### DATA BLOCK
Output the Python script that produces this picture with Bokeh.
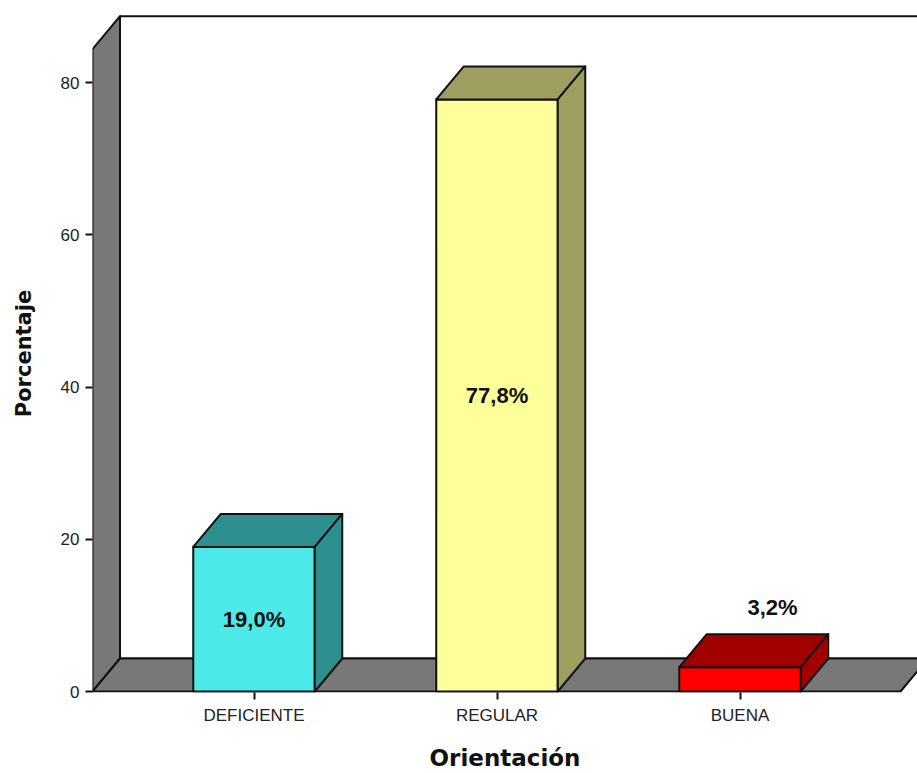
from bokeh.plotting import figure
from bokeh.models import FixedTicker, Range1d
from bokeh.core.properties import value
from bokeh.embed import file_html
from bokeh.resources import INLINE

# --- data -------------------------------------------------------------
categories = ["DEFICIENTE", "REGULAR", "BUENA"]
percentages = [19.0, 77.8, 3.2]
y_ticks = [0, 20, 40, 60, 80]

front_colors = ["#4DE9E9", "#FFFF99", "#FF0000"]
shade_colors = ["#2E8F8F", "#9E9E60", "#A00000"]
WALL_GREY = "#787878"
EDGE = "#111111"

# --- geometry (pixel scale of the frame) ------------------------------
FRAME_L, FRAME_R, FRAME_T, FRAME_B = 92, 917, 14, 692
W, H = 917, 773
PX_PER_Y = 7.61
Y0_PX = 691
PX_PER_X = 243.0
X1_PX = 253.5

x_start = 1 - (X1_PX - FRAME_L) / PX_PER_X
x_end = 1 + (FRAME_R - X1_PX) / PX_PER_X
y_start = -(FRAME_B - Y0_PX) / PX_PER_Y
y_end = (Y0_PX - FRAME_T) / PX_PER_Y

# depth of the 3-D extrusion, expressed in data units
DX = 27.5 / PX_PER_X
DY = 33.0 / PX_PER_Y
HALF = 0.25                       # half of a bar's front width
floor_x0 = x_start
floor_x1 = 1 + (900 - X1_PX) / PX_PER_X
wall_top = 84.4

p = figure(width=W, height=H, output_backend="svg", toolbar_location=None,
           x_range=Range1d(x_start, x_end), y_range=Range1d(y_start, y_end),
           min_border_left=FRAME_L, min_border_right=W - FRAME_R,
           min_border_top=FRAME_T, min_border_bottom=H - FRAME_B)
p.outline_line_color = None
p.xgrid.visible = False
p.ygrid.visible = False
p.background_fill_color = "white"

# back wall
p.patch([floor_x0 + DX, floor_x1 + DX + 0.5, floor_x1 + DX + 0.5, floor_x0 + DX],
        [DY, DY, wall_top + DY, wall_top + DY],
        fill_color="white", line_color=EDGE, line_width=2)
# left wall
p.patch([floor_x0, floor_x0, floor_x0 + DX, floor_x0 + DX],
        [0, wall_top, wall_top + DY, DY],
        fill_color=WALL_GREY, line_color=EDGE, line_width=2, line_join="round")
# floor
p.patch([floor_x0, floor_x1, floor_x1 + DX, floor_x0 + DX],
        [0, 0, DY, DY],
        fill_color=WALL_GREY, line_color=EDGE, line_width=2, line_join="round")

# bars: front face, top face, right side face
for i, (cat, v) in enumerate(zip(categories, percentages)):
    xc = i + 1
    x0, x1 = xc - HALF, xc + HALF
    p.patch([x0, x1, x1, x0], [0, 0, v, v],
            fill_color=front_colors[i], line_color=EDGE, line_width=2, line_join="round")
    p.patch([x0, x1, x1 + DX, x0 + DX], [v, v, v + DY, v + DY],
            fill_color=shade_colors[i], line_color=EDGE, line_width=2, line_join="round")
    p.patch([x1, x1 + DX, x1 + DX, x1], [0, DY, v + DY, v],
            fill_color=shade_colors[i], line_color=EDGE, line_width=2, line_join="round")

# value labels: centred on tall bars, above the short one
label_x, label_y, label_txt = [], [], []
for i, v in enumerate(percentages):
    xc = i + 1
    if v > 10:
        label_x.append(xc)
        label_y.append(v / 2)
    else:
        label_x.append(xc + DX + 5 / PX_PER_X)
        label_y.append(v + DY + 27 / PX_PER_Y)
    label_txt.append(f"{v:.1f}%".replace(".", ","))

p.text(x=label_x, y=label_y, text=label_txt,
       text_font=value("Liberation Sans"), text_font_style="bold",
       text_font_size="22px", text_color="#111111",
       text_align="center", text_baseline="middle")

# axes
p.xaxis.ticker = FixedTicker(ticks=[1, 2, 3])
p.xaxis.major_label_overrides = {i + 1: c for i, c in enumerate(categories)}
p.yaxis.ticker = FixedTicker(ticks=y_ticks)
for ax in (p.xaxis[0], p.yaxis[0]):
    ax.axis_line_color = None
    ax.major_tick_in = 0
    ax.major_tick_out = 7
    ax.major_tick_line_width = 2
    ax.major_tick_line_color = EDGE
    ax.minor_tick_line_color = None
    ax.major_label_text_font = "Liberation Sans"
    ax.major_label_text_font_size = "17px"
    ax.major_label_text_color = "#222222"
    ax.axis_label_text_font = "DejaVu Sans"
    ax.axis_label_text_font_style = "bold"
    ax.axis_label_text_color = "#111111"

p.xaxis.axis_label = "Orientación"
p.xaxis.axis_label_text_font_size = "23px"
p.xaxis.major_label_standoff = 6
p.xaxis.axis_label_standoff = 17

p.yaxis.axis_label = "Porcentaje"
p.yaxis.axis_label_text_font_size = "21px"
p.yaxis.major_label_standoff = 6
p.yaxis.axis_label_standoff = 22

open("out.html", "w").write(file_html(p, INLINE))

### TASK TO COMPLETE
Reproduce every line of the material precisely, omitting its pictures.

### WRITTEN ANSWER
Output the Python script that produces this picture with Bokeh.
from bokeh.plotting import figure
from bokeh.models import FixedTicker, Range1d
from bokeh.core.properties import value
from bokeh.embed import file_html
from bokeh.resources import INLINE

# --- data -------------------------------------------------------------
categories = ["DEFICIENTE", "REGULAR", "BUENA"]
percentages = [19.0, 77.8, 3.2]
y_ticks = [0, 20, 40, 60, 80]

front_colors = ["#4DE9E9", "#FFFF99", "#FF0000"]
shade_colors = ["#2E8F8F", "#9E9E60", "#A00000"]
WALL_GREY = "#787878"
EDGE = "#111111"

# --- geometry (pixel scale of the frame) ------------------------------
FRAME_L, FRAME_R, FRAME_T, FRAME_B = 92, 917, 14, 692
W, H = 917, 773
PX_PER_Y = 7.61
Y0_PX = 691
PX_PER_X = 243.0
X1_PX = 253.5

x_start = 1 - (X1_PX - FRAME_L) / PX_PER_X
x_end = 1 + (FRAME_R - X1_PX) / PX_PER_X
y_start = -(FRAME_B - Y0_PX) / PX_PER_Y
y_end = (Y0_PX - FRAME_T) / PX_PER_Y

# depth of the 3-D extrusion, expressed in data units
DX = 27.5 / PX_PER_X
DY = 33.0 / PX_PER_Y
HALF = 0.25                       # half of a bar's front width
floor_x0 = x_start
floor_x1 = 1 + (900 - X1_PX) / PX_PER_X
wall_top = 84.4

p = figure(width=W, height=H, output_backend="svg", toolbar_location=None,
           x_range=Range1d(x_start, x_end), y_range=Range1d(y_start, y_end),
           min_border_left=FRAME_L, min_border_right=W - FRAME_R,
           min_border_top=FRAME_T, min_border_bottom=H - FRAME_B)
p.outline_line_color = None
p.xgrid.visible = False
p.ygrid.visible = False
p.background_fill_color = "white"

# back wall
p.patch([floor_x0 + DX, floor_x1 + DX + 0.5, floor_x1 + DX + 0.5, floor_x0 + DX],
        [DY, DY, wall_top + DY, wall_top + DY],
        fill_color="white", line_color=EDGE, line_width=2)
# left wall
p.patch([floor_x0, floor_x0, floor_x0 + DX, floor_x0 + DX],
        [0, wall_top, wall_top + DY, DY],
        fill_color=WALL_GREY, line_color=EDGE, line_width=2, line_join="round")
# floor
p.patch([floor_x0, floor_x1, floor_x1 + DX, floor_x0 + DX],
        [0, 0, DY, DY],
        fill_color=WALL_GREY, line_color=EDGE, line_width=2, line_join="round")

# bars: front face, top face, right side face
for i, (cat, v) in enumerate(zip(categories, percentages)):
    xc = i + 1
    x0, x1 = xc - HALF, xc + HALF
    p.patch([x0, x1, x1, x0], [0, 0, v, v],
            fill_color=front_colors[i], line_color=EDGE, line_width=2, line_join="round")
    p.patch([x0, x1, x1 + DX, x0 + DX], [v, v, v + DY, v + DY],
            fill_color=shade_colors[i], line_color=EDGE, line_width=2, line_join="round")
    p.patch([x1, x1 + DX, x1 + DX, x1], [0, DY, v + DY, v],
            fill_color=shade_colors[i], line_color=EDGE, line_width=2, line_join="round")

# value labels: centred on tall bars, above the short one
label_x, label_y, label_txt = [], [], []
for i, v in enumerate(percentages):
    xc = i + 1
    if v > 10:
        label_x.append(xc)
        label_y.append(v / 2)
    else:
        label_x.append(xc + DX + 5 / PX_PER_X)
        label_y.append(v + DY + 27 / PX_PER_Y)
    label_txt.append(f"{v:.1f}%".replace(".", ","))

p.text(x=label_x, y=label_y, text=label_txt,
       text_font=value("Liberation Sans"), text_font_style="bold",
       text_font_size="22px", text_color="#111111",
       text_align="center", text_baseline="middle")

# axes
p.xaxis.ticker = FixedTicker(ticks=[1, 2, 3])
p.xaxis.major_label_overrides = {i + 1: c for i, c in enumerate(categories)}
p.yaxis.ticker = FixedTicker(ticks=y_ticks)
for ax in (p.xaxis[0], p.yaxis[0]):
    ax.axis_line_color = None
    ax.major_tick_in = 0
    ax.major_tick_out = 7
    ax.major_tick_line_width = 2
    ax.major_tick_line_color = EDGE
    ax.minor_tick_line_color = None
    ax.major_label_text_font = "Liberation Sans"
    ax.major_label_text_font_size = "17px"
    ax.major_label_text_color = "#222222"
    ax.axis_label_text_font = "DejaVu Sans"
    ax.axis_label_text_font_style = "bold"
    ax.axis_label_text_color = "#111111"

p.xaxis.axis_label = "Orientación"
p.xaxis.axis_label_text_font_size = "23px"
p.xaxis.major_label_standoff = 6
p.xaxis.axis_label_standoff = 17

p.yaxis.axis_label = "Porcentaje"
p.yaxis.axis_label_text_font_size = "21px"
p.yaxis.major_label_standoff = 6
p.yaxis.axis_label_standoff = 22

open("out.html", "w").write(file_html(p, INLINE))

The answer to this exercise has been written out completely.